The proposed cap-and-trade system for carbon emissions would “encourage the development and deployment of the clean-energy technologies that will be critical to address climate change, enhance energy security and create jobs that can’t be outsourced,” Nancy Sutley, chairwoman of the White House Council on Environmental Quality, said during a carbon markets conference in Washington, D.C., according to the New York Times.
The proposed cap-and-trade program would bring U.S. emissions 20 percent below 2005 levels by 2020 and 83 percent by 2050.
During the recent climate talks in Bonn, Germany, the Obama Administration sent strong signals that it would take a leading role in setting global policy.

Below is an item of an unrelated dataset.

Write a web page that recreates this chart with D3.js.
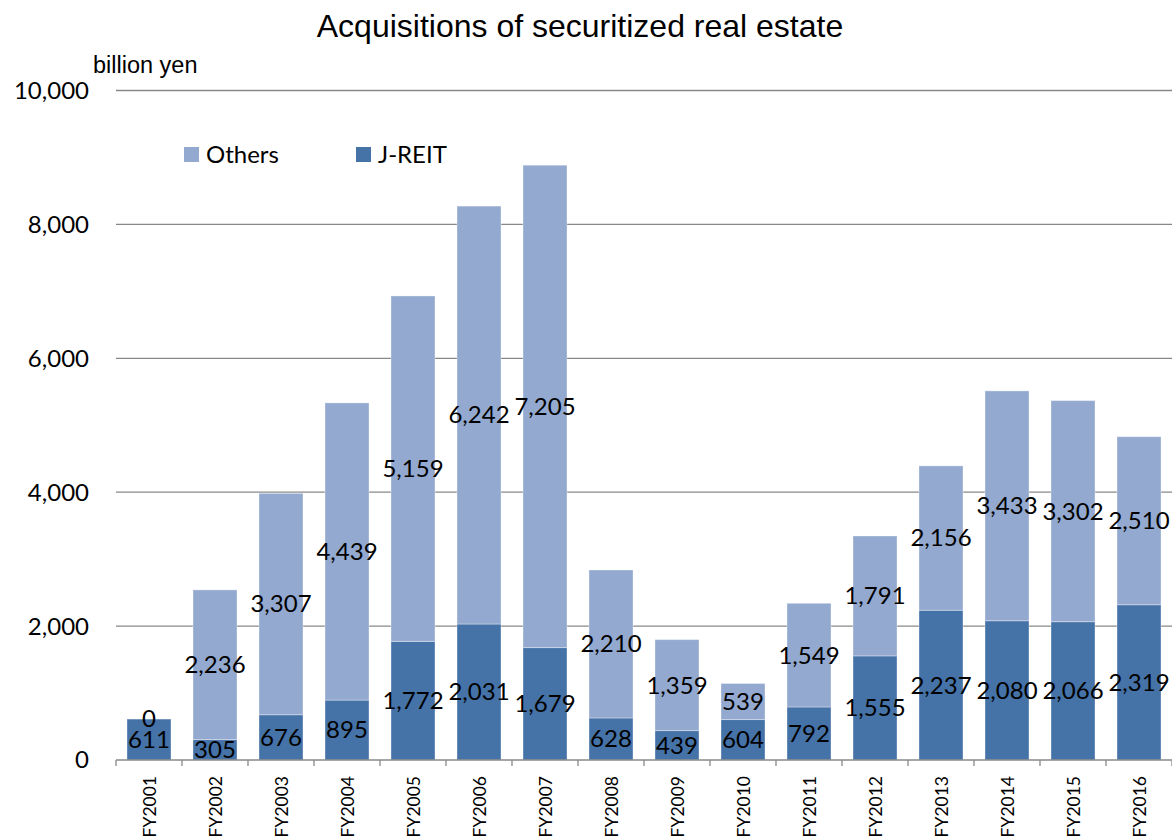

“The administration is signaling to the rest of the world that the United States is ready to assume leadership in helping to bring the world together and reduce our greenhouse gas emissions and protect the planet,” Sutley said.
On April 7, during a visit to Istanbul, Turkey, Obama acknowledged the cost and difficulty in getting Congress to tax all carbon emissions from power plants and refineries, according to FoxNews.
Any such plan would require massive and expensive changes at factories and utilities, which would pass the costs along to consumers, he said.
Still, Obama said he is dedicated to making the United States a leader in upcoming talks that will replace the Kyoto Protocol. The new agreement would take effect in 2012.
The economic stimulus package would provide $40 billion for clean-energy technologies and services.
New climate legislation from the House of Representatives, which would cut national greenhouse gas emissions 20 percent from 2005 levels by 2020, is more aggressive than similar measures pushed by the Obama Administration. However, the House bill does not include provisions for the cap-and-trade auction system.